Attica Governor George Patoulis; EIB Vice President Andrew McDowell; Finance Minister and EIB Governor Christos Staikouras; Infrastructure Minster Konstantinos Karamanlis. Photo source: EIB, Richard Willis.

Attica Governor George Patoulis; EIB Vice President Andrew McDowell; Finance Minister and EIB Governor Christos Staikouras; Infrastructure Minster Konstantinos Karamanlis.
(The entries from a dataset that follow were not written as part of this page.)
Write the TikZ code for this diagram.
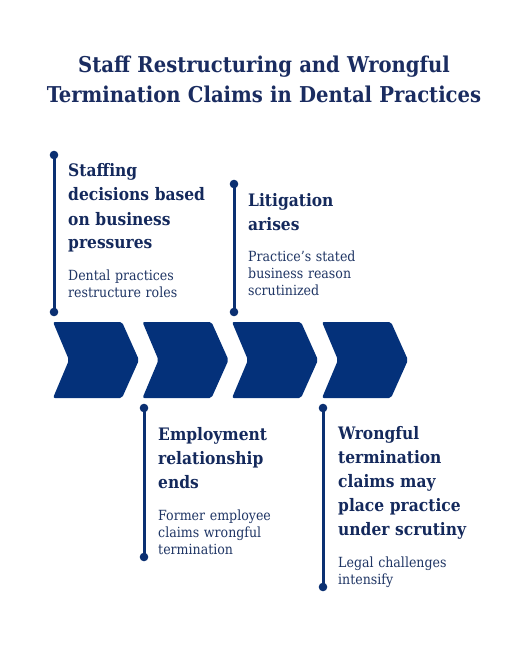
\documentclass[tikz,border=0pt]{standalone}
\usepackage{fontspec}
\setmainfont{DejaVu Serif Condensed}
\definecolor{chev}{HTML}{04317A}
\definecolor{linec}{HTML}{0B3072}
\definecolor{headc}{HTML}{14295C}
\definecolor{bodyc}{HTML}{1F3564}
\definecolor{titlec}{HTML}{1A2C60}
\tikzset{
  chevron/.style={fill=chev, draw=none, rounded corners=2pt},
  stem/.style={draw=linec, line width=3pt},
  dot/.style={fill=linec, draw=none},
  headtext/.style={anchor=base west, inner sep=0pt, text width=220pt, align=left, text=headc,
    font=\fontsize{17.2}{24}\selectfont\bfseries},
  bodytext/.style={anchor=base west, inner sep=0pt, text width=220pt, align=left, text=bodyc,
    font=\fontsize{14}{17.3}\selectfont},
  titletext/.style={anchor=base, inner sep=0pt, text width=520pt, align=center, text=titlec,
    font=\fontsize{21.8}{30}\selectfont\bfseries}
}
\begin{document}
\begin{tikzpicture}[x=1pt,y=-1pt]
\useasboundingbox (0,0) rectangle (528,660);
% title
\node[titletext] (title) at (264,73) {Staff Restructuring and Wrongful\\Termination Claims in Dental Practices};
% chevrons
\foreach \x in {53,142.5,232,322}{
  \fill[chevron] (\x,322) -- ++(69,0) -- ++(17,38) -- ++(-17,38) -- ++(-69,0) -- ++(16,-38) -- cycle;
}
% stems
\coordinate (s1a) at (54,155);  \coordinate (s1b) at (54,312);
\coordinate (s2a) at (234,184); \coordinate (s2b) at (234,312);
\coordinate (s3a) at (144,408); \coordinate (s3b) at (144,557);
\coordinate (s4a) at (323,408); \coordinate (s4b) at (323,587);
\foreach \a/\b in {s1a/s1b,s2a/s2b,s3a/s3b,s4a/s4b}{
  \draw[stem] (\a) -- (\b);
  \fill[dot] (\a) circle (4.3);
  \fill[dot] (\b) circle (4.3);
}
% texts
\node[headtext] (h1) at (68,177) {Staffing\\decisions based\\on business\\pressures};
\node[bodytext] (b1) at (68,280) {Dental practices\\restructure roles};
\node[headtext] (h2) at (248,207) {Litigation\\arises};
\node[bodytext] (b2) at (248,261) {Practice{\char"0027}s stated\\business reason\\scrutinized};
\node[headtext] (h3) at (158,440) {Employment\\relationship\\ends};
\node[bodytext] (b3) at (158,520) {Former employee\\claims wrongful\\termination};
\node[headtext] (h4) at (338,439) {Wrongful\\termination\\claims may\\place practice\\under scrutiny};
\node[bodytext] (b4) at (338,567) {Legal challenges\\intensify};
\end{tikzpicture}
\end{document}
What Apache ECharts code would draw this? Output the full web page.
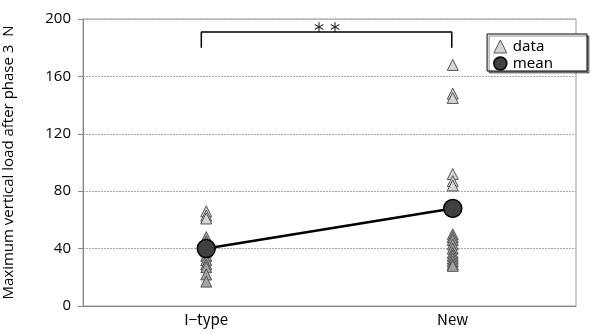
<!DOCTYPE html>
<html><head><meta charset="utf-8">
<script src="https://cdn.jsdelivr.net/npm/echarts@6/dist/echarts.min.js"></script>
<style>html,body{margin:0;padding:0;background:#fff}#c{width:590px;height:334px}</style>
</head><body><div id="c"></div>
<script>
const categories = ['I\u2212type', 'New'];
const yTicks = [0, 40, 80, 120, 160, 200];
const iTypeValues = [66, 63, 61, 48, 45, 42, 38, 35, 32, 29, 27, 22, 17];
const newValues = [168, 148, 145, 92, 87, 84, 50, 48, 46, 43, 40, 37, 35, 33, 31, 29, 28];
const meanValues = [40, 68];
const bracketLevel = 191;
const bracketFoot = 180;
const sigLabel = '\uFF0A \uFF0A';

const dataPts = [];
iTypeValues.forEach(v => dataPts.push([categories[0], v]));
newValues.forEach(v => dataPts.push([categories[1], v]));
const meanPts = meanValues.map((v, i) => [categories[i], v]);

const chart = echarts.init(document.getElementById('c'));
const axisFont = 'Open Sans, sans-serif';
chart.setOption({
  animation: false,
  grid: { left: 83, right: 14, top: 19, bottom: 28, show: true, borderColor: '#999', borderWidth: 1,
          outerBoundsMode: 'none', containLabel: false },
  legend: {
    orient: 'vertical', right: 3, top: 34,
    backgroundColor: '#fff', borderColor: '#000', borderWidth: 1,
    shadowColor: 'rgba(0,0,0,0.45)', shadowOffsetX: 2, shadowOffsetY: 2, shadowBlur: 0,
    padding: [5, 34, 0, 6], itemGap: 2, itemWidth: 13, itemHeight: 13,
    textStyle: { fontFamily: 'Noto Sans', fontSize: 15, color: '#000', padding: [0, 0, 0, 1] },
    data: [
      { name: 'data', icon: 'triangle', itemStyle: { color: '#d4d4d4', borderColor: '#555', borderWidth: 1 } },
      { name: 'mean', icon: 'circle', itemStyle: { color: '#404040', borderColor: '#000', borderWidth: 1.5 } }
    ]
  },
  xAxis: [
    { type: 'category', data: categories, boundaryGap: true,
      axisLine: { onZero: false, lineStyle: { color: '#888' } }, axisTick: { show: false },
      axisLabel: { color: '#000', fontSize: 15, fontFamily: 'Noto Sans CJK JP', margin: 6 } },
    { type: 'value', min: -0.5, max: 1.5, show: false }
  ],
  yAxis: {
    type: 'value', min: yTicks[0], max: yTicks[yTicks.length - 1], interval: 40,
    name: 'Maximum vertical load after phase 3  N', nameLocation: 'middle', nameGap: 67,
    nameTextStyle: { color: '#000', fontSize: 15, fontFamily: axisFont },
    axisLine: { show: true, onZero: false, lineStyle: { color: '#888' } },
    axisTick: { show: true, length: 5, lineStyle: { color: '#888' } },
    axisLabel: { color: '#000', fontSize: 15, fontFamily: axisFont, margin: 12 },
    splitLine: { lineStyle: { color: '#aaa', type: [2, 1], width: 1 } }
  },
  series: [
    { name: 'data', type: 'scatter', xAxisIndex: 0, symbol: 'triangle', symbolSize: [11, 11], z: 3,
      data: dataPts,
      itemStyle: { borderColor: '#555', borderWidth: 1, opacity: 1,
        color: p => p.value[1] > 55 ? '#d6d6d6' : '#a2a2a2' } },
    { name: 'mean', type: 'line', xAxisIndex: 0, symbol: 'circle', symbolSize: 18, z: 4,
      data: meanPts,
      lineStyle: { color: '#000', width: 2.5 },
      itemStyle: { color: '#404040', borderColor: '#000', borderWidth: 1.5 } },
    { name: 'bracket', type: 'line', xAxisIndex: 1, symbol: 'none', silent: true,
      data: [[-0.02, bracketFoot], [-0.02, bracketLevel], [0.996, bracketLevel], [0.996, bracketFoot]],
      lineStyle: { color: '#000', width: 1.5 } },
    { name: 'sig', type: 'scatter', xAxisIndex: 1, symbolSize: 0, silent: true,
      data: [[0.49, bracketLevel]],
      label: { show: true, position: 'top', distance: -2, formatter: sigLabel,
        color: '#000', fontSize: 13, fontWeight: 'bold', fontFamily: 'Noto Sans CJK JP' } }
  ]
});
</script></body></html>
Photo source: EIB, Richard Willis.

The European Investment Bank (EIB) said it will be backing new investments to protect homes and businesses across Greece from flooding and climate change.

The 25-year, 150-million-euro loan will support a 355-million-euro plan to upgrade flood protection for some 500,000 people in Athens, Thessaloniki and the Peloponnese.
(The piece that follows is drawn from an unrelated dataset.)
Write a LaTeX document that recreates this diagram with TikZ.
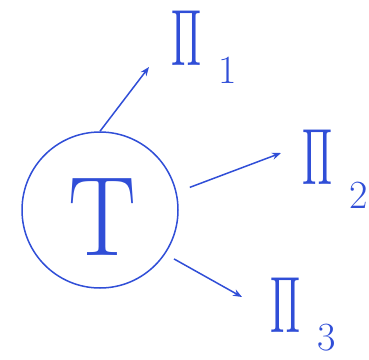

More specifically, under the scheme, 10 flood protection projects will be funded over the next four years, including seven in Attica, two in Thessaloniki and one in the Peloponnese.

Projects include heightening river embankments, deepening river channels, improving storm water drainage and increasing floodwater retention – all aiming to reduce the risk of future flooding in Greek cities.

Photo source: EIB

The emergency plan, the largest ever EIB loan for flood protection in Greece, is a national priority in view of climate change and an expected increase in the frequency of flash floods and prolonged rainfall.

The agreement was signed in Athens, last month by Finance Minister and EIB Governor Christos Staikouras, Infrastructure Minster Konstantinos Karamanlis, and EIB Vice President, Andrew McDowell, who was in Greece on a three-day visit.

Photo source: EIB

“New investment is essential to save lives and property from flooding in vulnerable communities across Greece. Sustainable development is a high priority on the Greek government agenda, to ensure environmental protection and act decisively towards addressing the impact of climate change,” said Staikouras.

It should be noted, that since 2000, more than 16,000 people have been directly impacted by flooding in Greece, costing over 1 billion euros in damages.